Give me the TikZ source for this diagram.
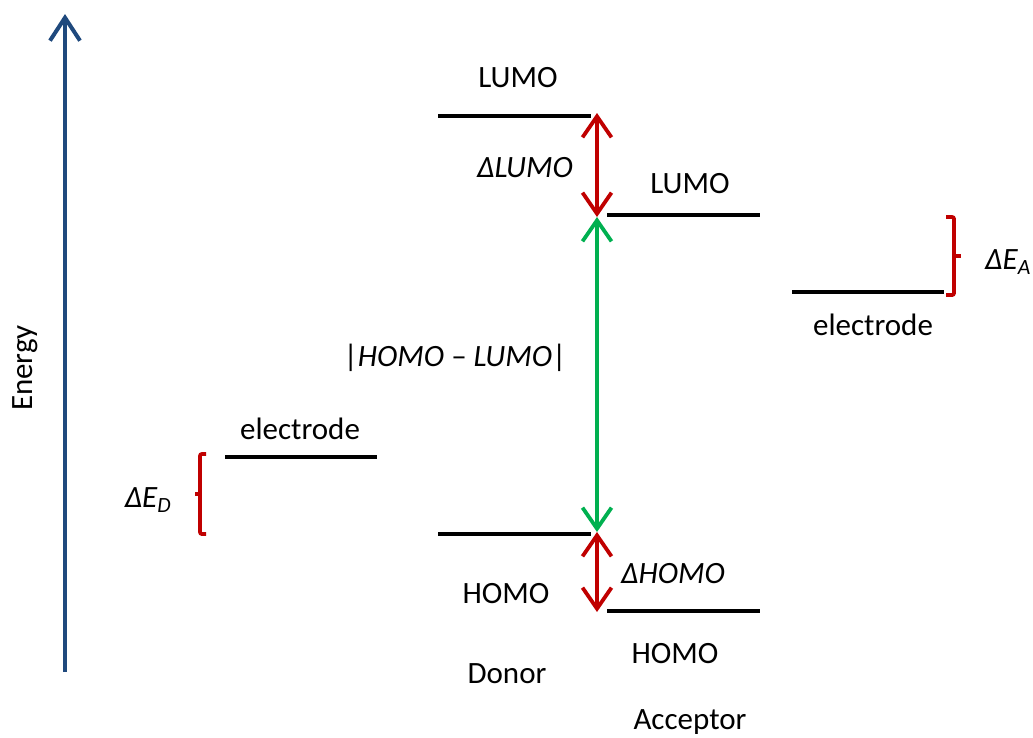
\documentclass[tikz,border=0pt]{standalone}
\usepackage{fontspec}
\setmainfont{Carlito}
\usetikzlibrary{arrows.meta}
\definecolor{axisblue}{RGB}{31,73,125}
\definecolor{darkred}{RGB}{192,0,0}
\definecolor{dgreen}{RGB}{0,176,80}
\begin{document}
\begin{tikzpicture}[x=1pt,y=-1pt,
  lbl/.style={font=\fontsize{31}{37}\selectfont, inner sep=0pt},
  ilbl/.style={font=\fontsize{31}{37}\selectfont\itshape, inner sep=0pt},
  level/.style={line width=4pt, black},
  gap/.style={line width=3.8pt, {Straight Barb[length=21pt,width=29pt]}-{Straight Barb[length=21pt,width=29pt]}},
  brace/.style={line width=3.8pt, darkred, rounded corners=2pt}]
\useasboundingbox (0,0) rectangle (1033,737);
% energy axis
\coordinate (ebot) at (65,672);
\coordinate (etop) at (65,14);
\draw[axisblue, line width=4pt, -{Straight Barb[length=23pt,width=30pt]}] (ebot) -- (etop);
\node[lbl, rotate=90] (energy) at (25,368) {Energy};
% levels
\draw[level] (438,116) coordinate (dlL) -- (591,116) coordinate (dlR);
\node[lbl] (dlumo) at (518,78) {LUMO};
\draw[level] (607,215) coordinate (alL) -- (760,215) coordinate (alR);
\node[lbl] (alumo) at (690,184) {LUMO};
\draw[level] (792,292) coordinate (reL) -- (944,292) coordinate (reR);
\node[lbl] (relbl) at (873,325) {electrode};
\draw[level] (225,457) coordinate (leL) -- (377,457) coordinate (leR);
\node[lbl] (lelbl) at (300,429) {electrode};
\draw[level] (438,534) coordinate (dhL) -- (591,534) coordinate (dhR);
\node[lbl] (dhomo) at (506,594) {HOMO};
\draw[level] (607,611) coordinate (ahL) -- (760,611) coordinate (ahR);
\node[lbl] (ahomo) at (675,654) {HOMO};
\node[lbl] (donor) at (507,674) {Donor};
\node[lbl] (acceptor) at (690,722) {Acceptor};
% gap arrows
\coordinate (g1) at (597,113);
\coordinate (g2) at (597,217);
\coordinate (g3) at (597,532);
\coordinate (g4) at (597,612);
\draw[gap, darkred] (g1) -- (g2);
\draw[gap, dgreen] (g2) -- (g3);
\draw[gap, darkred] (g3) -- (g4);
\node[ilbl] (dlumolbl) at (525,168) {ΔLUMO};
\node[lbl] (hl) at (455,358) {|\textit{HOMO} – \textit{LUMO}|};
\node[ilbl] (dhomolbl) at (673,574) {ΔHOMO};
% braces
\draw[brace] (946,217) -- (954,217) -- (954,295) -- (946,295);
\draw[brace, rounded corners=0pt] (954,256) -- (961,256);
\node[ilbl, anchor=west] (dea) at (985,262) {ΔE\textsubscript{A}};
\draw[brace] (206,454) -- (200,454) -- (200,534) -- (206,534);
\draw[brace, rounded corners=0pt] (200,494) -- (195,494);
\node[ilbl] (ded) at (148,500) {ΔE\textsubscript{D}};
\end{tikzpicture}
\end{document}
***
• Given instruction: Repeat the data exactly, excluding the pictures.

• Solution:
Give me the TikZ source for this diagram.
\documentclass[tikz,border=0pt]{standalone}
\usepackage{fontspec}
\setmainfont{Carlito}
\usetikzlibrary{arrows.meta}
\definecolor{axisblue}{RGB}{31,73,125}
\definecolor{darkred}{RGB}{192,0,0}
\definecolor{dgreen}{RGB}{0,176,80}
\begin{document}
\begin{tikzpicture}[x=1pt,y=-1pt,
  lbl/.style={font=\fontsize{31}{37}\selectfont, inner sep=0pt},
  ilbl/.style={font=\fontsize{31}{37}\selectfont\itshape, inner sep=0pt},
  level/.style={line width=4pt, black},
  gap/.style={line width=3.8pt, {Straight Barb[length=21pt,width=29pt]}-{Straight Barb[length=21pt,width=29pt]}},
  brace/.style={line width=3.8pt, darkred, rounded corners=2pt}]
\useasboundingbox (0,0) rectangle (1033,737);
% energy axis
\coordinate (ebot) at (65,672);
\coordinate (etop) at (65,14);
\draw[axisblue, line width=4pt, -{Straight Barb[length=23pt,width=30pt]}] (ebot) -- (etop);
\node[lbl, rotate=90] (energy) at (25,368) {Energy};
% levels
\draw[level] (438,116) coordinate (dlL) -- (591,116) coordinate (dlR);
\node[lbl] (dlumo) at (518,78) {LUMO};
\draw[level] (607,215) coordinate (alL) -- (760,215) coordinate (alR);
\node[lbl] (alumo) at (690,184) {LUMO};
\draw[level] (792,292) coordinate (reL) -- (944,292) coordinate (reR);
\node[lbl] (relbl) at (873,325) {electrode};
\draw[level] (225,457) coordinate (leL) -- (377,457) coordinate (leR);
\node[lbl] (lelbl) at (300,429) {electrode};
\draw[level] (438,534) coordinate (dhL) -- (591,534) coordinate (dhR);
\node[lbl] (dhomo) at (506,594) {HOMO};
\draw[level] (607,611) coordinate (ahL) -- (760,611) coordinate (ahR);
\node[lbl] (ahomo) at (675,654) {HOMO};
\node[lbl] (donor) at (507,674) {Donor};
\node[lbl] (acceptor) at (690,722) {Acceptor};
% gap arrows
\coordinate (g1) at (597,113);
\coordinate (g2) at (597,217);
\coordinate (g3) at (597,532);
\coordinate (g4) at (597,612);
\draw[gap, darkred] (g1) -- (g2);
\draw[gap, dgreen] (g2) -- (g3);
\draw[gap, darkred] (g3) -- (g4);
\node[ilbl] (dlumolbl) at (525,168) {ΔLUMO};
\node[lbl] (hl) at (455,358) {|\textit{HOMO} – \textit{LUMO}|};
\node[ilbl] (dhomolbl) at (673,574) {ΔHOMO};
% braces
\draw[brace] (946,217) -- (954,217) -- (954,295) -- (946,295);
\draw[brace, rounded corners=0pt] (954,256) -- (961,256);
\node[ilbl, anchor=west] (dea) at (985,262) {ΔE\textsubscript{A}};
\draw[brace] (206,454) -- (200,454) -- (200,534) -- (206,534);
\draw[brace, rounded corners=0pt] (200,494) -- (195,494);
\node[ilbl] (ded) at (148,500) {ΔE\textsubscript{D}};
\end{tikzpicture}
\end{document}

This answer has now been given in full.